One person will not be on the ballot when St. Petersburg's qualifying period ends Monday.
Longtime City Council member Leslie Curran said she isn't running for mayor, ending months of speculation. City Hall watchers wondered if she would file paperwork in the final hours.
After spending 16 of the past 24 years on the council, Curran, 57, said it's time to focus on her art gallery and spend more time with her family. Term limits prevent her from running again this year.
"I've always been and will be devoted to St. Pete," Curran said Friday.
Curran said she frequently has been asked to run because residents are unhappy with Mayor Bill Foster's leadership. Because she challenged him in meetings, people assumed she would run.
"In reality, it was the right thing to do for the city," she said. "I wasn't elected to just sit there."
Curran pointed to a list of accomplishments, including working with neighborhood groups, artists and the homeless. She also is proud of helping revive Midtown and downtown.
Still, she declined to back any mayoral candidate right now. Can Foster win her vote?
"I don't believe that's going to happen," she said.
The most talkative St. Petersburg City Council member admitted he spread inaccurate information to constituents. Wengay Newton, right, confessed to giving residents bad details on the proposed Lens project.
Jeff Danner, who didn't call out Newton by name at Thursday's eight-hour meeting, urged council members to get the facts straight. In response, Newton said they all pass bad facts and that he at least admits it.
Is Tampa Mayor Bob Buckhorn eyeing a possible job across the bay or is he looking to annex St. Petersburg? He's tossing first pitches at Tropicana Field and will ride in a convertible during the St. Pete Pride's Carnivale parade on Saturday.
He's doing this in St. Petersburg — right under Mayor Bill Foster's nose. Where's hizzoner? He gets a pass for missing the parade so he can move his son to college.
Order in the commission
It always seemed curious that the chairman of the Pinellas County Commission — arguably the most staid governing body in Florida, if not the nation — needed a gavel. Aside from the occasional insult from a member of the public, order is the rule. But an odor dispute got a little spicy last week, after Commissioner Norm Roche, right, questioned the design of a sewage processing company's smell-mitigating machinery.
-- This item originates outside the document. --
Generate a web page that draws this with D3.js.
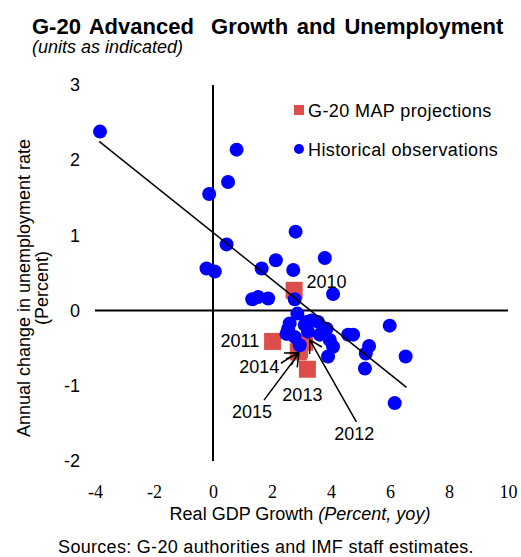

"Sorry I didn't make them to your standards," said Reliable Septic owner Mike Albert, who accused Roche of ridiculing him.
"It's not funny at all," Roche shot back, calling Albert's comments "inappropriate and a bit snarky." While the two men talked over each other loudly, out came the gavel.
Roche later said he was sorry. "I apologize … for losing my temper. I felt provoked, and I'm an Irishman, so I was going into defense mode."
Mark Puente can be reached at email@example.com or (727) 893-8459. Follow @markpuente on Twitter. Anna M. Phillips can be reached at firstname.lastname@example.org or (727) 893-8779. Follow @annamphillips on Twitter.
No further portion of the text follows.